- GOAL: Repeat every line of the data exactly, but not the pictures.

- DATA PROVIDED:
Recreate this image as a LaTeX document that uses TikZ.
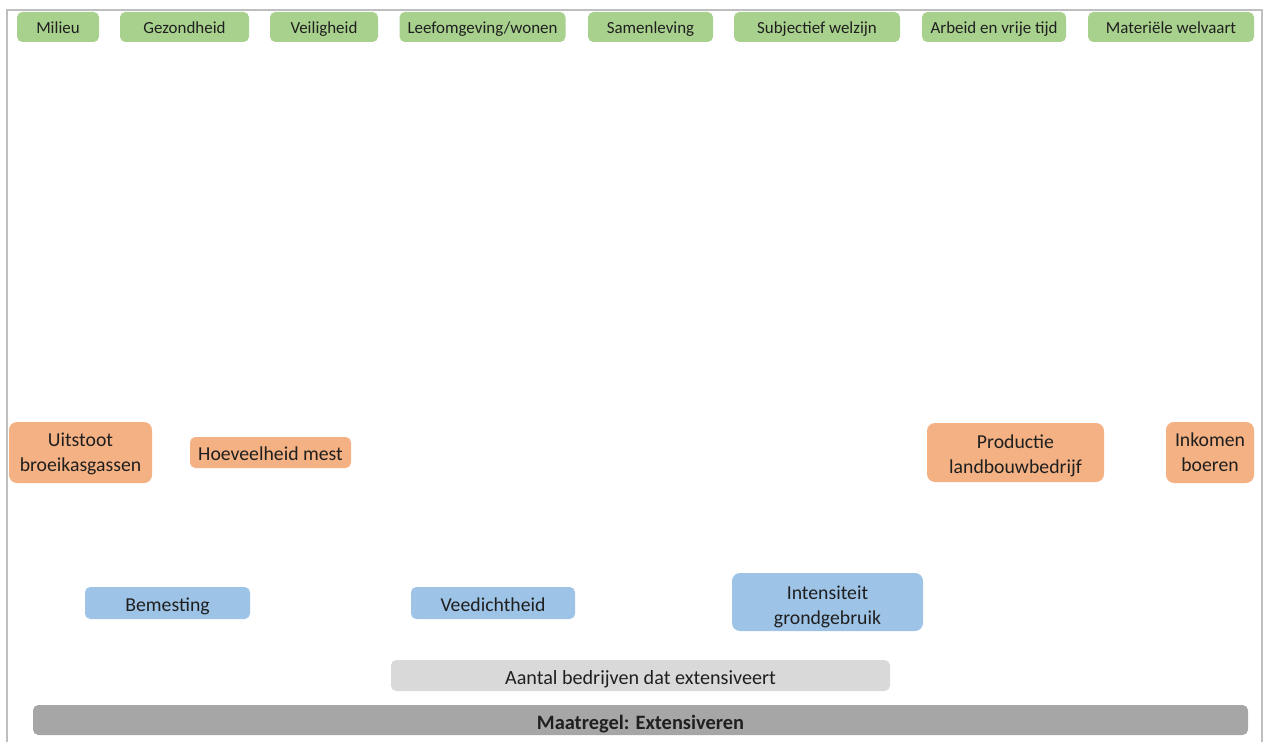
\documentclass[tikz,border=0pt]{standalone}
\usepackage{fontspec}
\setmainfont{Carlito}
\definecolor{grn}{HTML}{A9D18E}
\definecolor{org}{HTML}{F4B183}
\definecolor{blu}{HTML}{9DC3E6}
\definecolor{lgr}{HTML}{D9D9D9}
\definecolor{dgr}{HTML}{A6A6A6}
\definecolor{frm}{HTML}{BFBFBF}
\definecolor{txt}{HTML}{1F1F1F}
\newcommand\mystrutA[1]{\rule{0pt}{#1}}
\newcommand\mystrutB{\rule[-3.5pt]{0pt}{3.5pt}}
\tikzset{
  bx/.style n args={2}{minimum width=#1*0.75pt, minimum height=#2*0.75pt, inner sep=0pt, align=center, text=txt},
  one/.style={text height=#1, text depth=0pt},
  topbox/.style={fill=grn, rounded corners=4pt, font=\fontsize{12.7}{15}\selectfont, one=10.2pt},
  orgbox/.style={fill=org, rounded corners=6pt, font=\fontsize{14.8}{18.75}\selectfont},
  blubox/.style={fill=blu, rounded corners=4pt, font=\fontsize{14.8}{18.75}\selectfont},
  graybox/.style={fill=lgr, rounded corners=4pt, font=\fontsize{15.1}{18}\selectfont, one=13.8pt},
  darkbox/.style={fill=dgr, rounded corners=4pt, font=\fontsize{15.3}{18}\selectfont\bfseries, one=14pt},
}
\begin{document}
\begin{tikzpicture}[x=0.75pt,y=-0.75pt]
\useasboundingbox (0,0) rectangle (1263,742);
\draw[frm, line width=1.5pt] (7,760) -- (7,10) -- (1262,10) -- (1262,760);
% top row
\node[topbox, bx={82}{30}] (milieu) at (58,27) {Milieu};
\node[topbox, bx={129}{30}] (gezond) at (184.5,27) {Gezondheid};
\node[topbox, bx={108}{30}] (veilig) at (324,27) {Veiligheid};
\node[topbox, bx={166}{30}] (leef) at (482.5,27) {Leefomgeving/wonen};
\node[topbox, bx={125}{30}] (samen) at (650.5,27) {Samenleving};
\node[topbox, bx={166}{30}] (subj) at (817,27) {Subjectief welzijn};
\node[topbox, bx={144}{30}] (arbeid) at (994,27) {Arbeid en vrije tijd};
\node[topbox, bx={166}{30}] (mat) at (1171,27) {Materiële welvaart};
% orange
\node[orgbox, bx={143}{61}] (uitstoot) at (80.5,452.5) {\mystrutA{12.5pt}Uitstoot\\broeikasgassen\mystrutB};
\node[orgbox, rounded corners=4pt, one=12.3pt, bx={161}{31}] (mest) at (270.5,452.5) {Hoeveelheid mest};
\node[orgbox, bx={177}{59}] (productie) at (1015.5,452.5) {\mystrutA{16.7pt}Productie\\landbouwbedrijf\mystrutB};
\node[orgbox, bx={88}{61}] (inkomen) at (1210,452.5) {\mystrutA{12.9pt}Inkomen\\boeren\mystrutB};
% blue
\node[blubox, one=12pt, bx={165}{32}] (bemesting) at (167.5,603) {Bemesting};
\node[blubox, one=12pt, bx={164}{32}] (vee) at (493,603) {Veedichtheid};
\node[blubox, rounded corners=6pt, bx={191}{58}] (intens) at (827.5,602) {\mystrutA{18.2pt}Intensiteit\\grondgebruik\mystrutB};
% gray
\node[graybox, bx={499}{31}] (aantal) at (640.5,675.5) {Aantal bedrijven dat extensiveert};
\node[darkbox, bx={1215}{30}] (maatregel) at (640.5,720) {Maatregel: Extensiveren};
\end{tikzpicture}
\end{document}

- TASK ANSWER:
Recreate this image as a LaTeX document that uses TikZ.
\documentclass[tikz,border=0pt]{standalone}
\usepackage{fontspec}
\setmainfont{Carlito}
\definecolor{grn}{HTML}{A9D18E}
\definecolor{org}{HTML}{F4B183}
\definecolor{blu}{HTML}{9DC3E6}
\definecolor{lgr}{HTML}{D9D9D9}
\definecolor{dgr}{HTML}{A6A6A6}
\definecolor{frm}{HTML}{BFBFBF}
\definecolor{txt}{HTML}{1F1F1F}
\newcommand\mystrutA[1]{\rule{0pt}{#1}}
\newcommand\mystrutB{\rule[-3.5pt]{0pt}{3.5pt}}
\tikzset{
  bx/.style n args={2}{minimum width=#1*0.75pt, minimum height=#2*0.75pt, inner sep=0pt, align=center, text=txt},
  one/.style={text height=#1, text depth=0pt},
  topbox/.style={fill=grn, rounded corners=4pt, font=\fontsize{12.7}{15}\selectfont, one=10.2pt},
  orgbox/.style={fill=org, rounded corners=6pt, font=\fontsize{14.8}{18.75}\selectfont},
  blubox/.style={fill=blu, rounded corners=4pt, font=\fontsize{14.8}{18.75}\selectfont},
  graybox/.style={fill=lgr, rounded corners=4pt, font=\fontsize{15.1}{18}\selectfont, one=13.8pt},
  darkbox/.style={fill=dgr, rounded corners=4pt, font=\fontsize{15.3}{18}\selectfont\bfseries, one=14pt},
}
\begin{document}
\begin{tikzpicture}[x=0.75pt,y=-0.75pt]
\useasboundingbox (0,0) rectangle (1263,742);
\draw[frm, line width=1.5pt] (7,760) -- (7,10) -- (1262,10) -- (1262,760);
% top row
\node[topbox, bx={82}{30}] (milieu) at (58,27) {Milieu};
\node[topbox, bx={129}{30}] (gezond) at (184.5,27) {Gezondheid};
\node[topbox, bx={108}{30}] (veilig) at (324,27) {Veiligheid};
\node[topbox, bx={166}{30}] (leef) at (482.5,27) {Leefomgeving/wonen};
\node[topbox, bx={125}{30}] (samen) at (650.5,27) {Samenleving};
\node[topbox, bx={166}{30}] (subj) at (817,27) {Subjectief welzijn};
\node[topbox, bx={144}{30}] (arbeid) at (994,27) {Arbeid en vrije tijd};
\node[topbox, bx={166}{30}] (mat) at (1171,27) {Materiële welvaart};
% orange
\node[orgbox, bx={143}{61}] (uitstoot) at (80.5,452.5) {\mystrutA{12.5pt}Uitstoot\\broeikasgassen\mystrutB};
\node[orgbox, rounded corners=4pt, one=12.3pt, bx={161}{31}] (mest) at (270.5,452.5) {Hoeveelheid mest};
\node[orgbox, bx={177}{59}] (productie) at (1015.5,452.5) {\mystrutA{16.7pt}Productie\\landbouwbedrijf\mystrutB};
\node[orgbox, bx={88}{61}] (inkomen) at (1210,452.5) {\mystrutA{12.9pt}Inkomen\\boeren\mystrutB};
% blue
\node[blubox, one=12pt, bx={165}{32}] (bemesting) at (167.5,603) {Bemesting};
\node[blubox, one=12pt, bx={164}{32}] (vee) at (493,603) {Veedichtheid};
\node[blubox, rounded corners=6pt, bx={191}{58}] (intens) at (827.5,602) {\mystrutA{18.2pt}Intensiteit\\grondgebruik\mystrutB};
% gray
\node[graybox, bx={499}{31}] (aantal) at (640.5,675.5) {Aantal bedrijven dat extensiveert};
\node[darkbox, bx={1215}{30}] (maatregel) at (640.5,720) {Maatregel: Extensiveren};
\end{tikzpicture}
\end{document}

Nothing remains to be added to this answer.